Digital delays do the same thing, by the way, except that they take a digital snapshot in the form of a number representing the input voltage, and they then delay this number in digital memory arrays. The digital memory arrays are ... yep, you guessed it ... arrays of tiny capacitors and MOSFET switches to charge up and discharge the tiny caps. The caps in a digital memory don't have to be as good as the ones in an analog delay, as they only have to remember "more than half full" or "less than half full" so they can be read out.
[/quote]

Thanks RG for that great information. You're right. That's not the way I had it figured out. I sure didn't have the thousands of small capacitors figured out that's very cool....that is what's going on in those delay chips. Thanks for the education.

If I am understanding your description, digital delays are digital as far as the timing goes but the actual signal remains in analog form?

[R.G.]

If I am understanding your description, digital delays are digital as far as the timing goes but the actual signal remains in analog form?

Sorry - I wasn't being clear. That's what an analog delay does.

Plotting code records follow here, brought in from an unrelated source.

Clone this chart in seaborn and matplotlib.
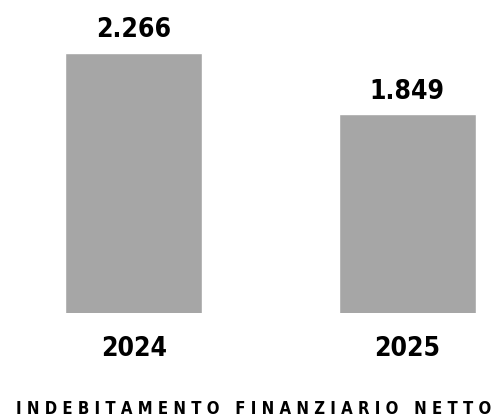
import matplotlib
matplotlib.use("Agg")
import matplotlib.pyplot as plt
import seaborn as sns
import pandas as pd

years = ["2024", "2025"]
values = [2.266, 1.849]
value_labels = ["2.266", "1.849"]
title = "I N D E B I T A M E N T O   F I N A N Z I A R I O   N E T T O"

sns.set_theme(style="white")
plt.rcParams['font.family'] = ['DejaVu Sans']
plt.rcParams['font.stretch'] = 'condensed'

df = pd.DataFrame({"year": years, "value": values})

fig = plt.figure(figsize=(4.98, 4.19), dpi=100)
ax = fig.add_axes([0, 1 - 313.3 / 419, 1, 313.3 / 419])
sns.barplot(data=df, x="year", y="value", color="#a6a6a6", saturation=1,
            width=0.5, ax=ax)
ax.set_xlim(-0.4887, 1.3315)
ax.set_ylim(0.4935, 2.625)
for i, (v, lab) in enumerate(zip(values, value_labels)):
    ax.annotate(lab, (i, v), xytext=(0, 11), textcoords="offset points",
                ha="center", va="baseline", fontsize=19, fontweight="bold",
                fontstretch="condensed", color="black")
ax.set_xlabel("")
ax.set_ylabel("")
ax.set_yticks([])
ax.tick_params(axis="x", length=0, pad=16, labelsize=19, labelcolor="black")
for t in ax.get_xticklabels():
    t.set_fontweight("bold")
    t.set_fontstretch("condensed")
for s in ax.spines.values():
    s.set_visible(False)
fig.text(0.51, 1 - 409 / 419, title, ha="center", va="center",
         fontsize=12, fontweight="bold", fontstretch="condensed", color="black")
fig.savefig("out.png", dpi=100)
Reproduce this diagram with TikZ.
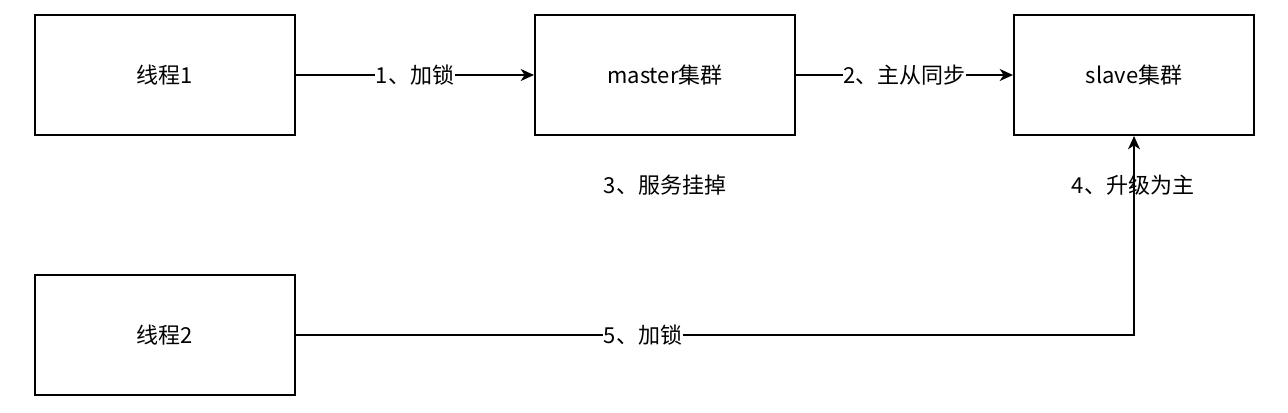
\documentclass[tikz,border=0pt]{standalone}
\usepackage{fontspec}
\setmainfont{Noto Sans CJK SC}
\usepackage{tikz}
\usetikzlibrary{arrows.meta}

\tikzset{
  box/.style={draw, line width=1.5pt, minimum width=195pt, minimum height=90pt, inner sep=0pt},
  link/.style={line width=1.1pt, -{Stealth[length=10pt,width=9pt,inset=3pt]}},
  tag/.style={fill=white, inner sep=0.5pt}
}

\begin{document}
\begin{tikzpicture}[x=0.75pt,y=-0.75pt,font=\fontsize{16.5}{19}\selectfont]
\useasboundingbox (0,0) rectangle (1288,412);
\node [box] (t1) at (165,75) {线程1};
\node [box] (master) at (665,75) {master集群};
\node [box, minimum width=180pt] (slave) at (1134,75) {slave集群};
\node [box] (t2) at (165,335) {线程2};
\draw [link] (t1) -- node [tag] {1、加锁} (master);
\draw [link] (master) -- node [tag] {2、主从同步} (slave);
\coordinate (turn) at (slave.center |- t2.east);
\draw [link] (t2.east) -- (turn) -- (slave.south);
\node [tag] (lock2) at (643,335) {5、加锁};
\node (down) at (665,185) {3、服务挂掉};
\node (promote) at (1133,185) {4、升级为主};
\end{tikzpicture}
\end{document}
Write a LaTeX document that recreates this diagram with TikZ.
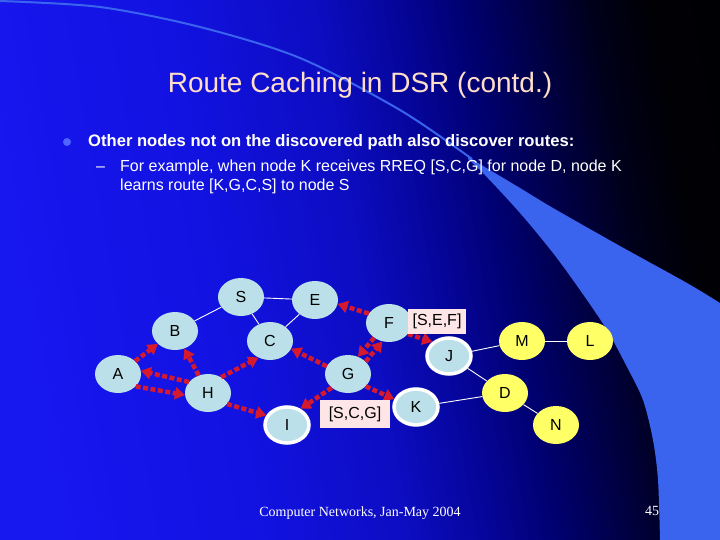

In both analog and digital delays, the delay steps and timing are digital. In analog delays, the signal is converted to a series of DC voltages that hold the signal's actual level at one instant in time. In digital delays, the signal is converted to a digital number. This digital number is then delayed by a number of timing steps.

Digital and analog delays are the same in that the timing is digital. The only thing analog about an analog delay is that the signal is held in an analog form as it's passed down the delay chain. In a digital delay, the signal is made into a binary number representation and that number is delayed, then re-converted into analog form at the end.